Eugenio Mira’s stylish, ambitious genre-spinner echoes del Toro and comes with his approval, but the Pan’s piper’s magic touch eludes this heady, muddled mash-up.
Scripted by Backbone co-writer Antonio Trashorras, in late-19th-century Spain, a young woman, Joana (Bárbara Goenaga), lives like a castle-bound princess, rendered dependant by the titular, perception-scrambling brain disorder.
Surrounding plotting scrambles up a neo-corporate espionage strand with a lovers’-triangle melodrama of mutable identity: convinced Joana’s late father, a lens maker, told her the code for a magnification device, a wicked weapons manufacturer (Martina Gedeck) concocts a twisty scheme involving dark chambers, dodgy doctors and Joana’s fiancé’s double to seduce secrets from her brain.

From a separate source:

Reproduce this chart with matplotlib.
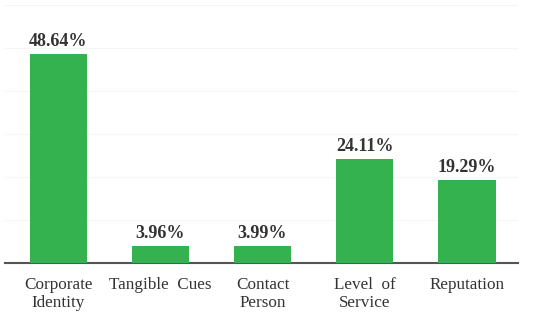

“It’s complicated,” someone sagely notes. Which would be fine if drawn-out conspiratorial non-intrigues didn’t blur the narrative focus on Joana’s emotional turmoil – clearly the story’s crux.
Mira’s a sure stylist, and he casts well: period details play like a high-grade Dickens adap via The Prestige and Gedeck chews scenery with relish.
Yet, with the story’s emotional core clouded, these are passing pleasures in an accretion of parts that don’t cohere. Like the snow that kisses the tragi-romantic climax, Agnosia looks lush. But its impact melts quickly.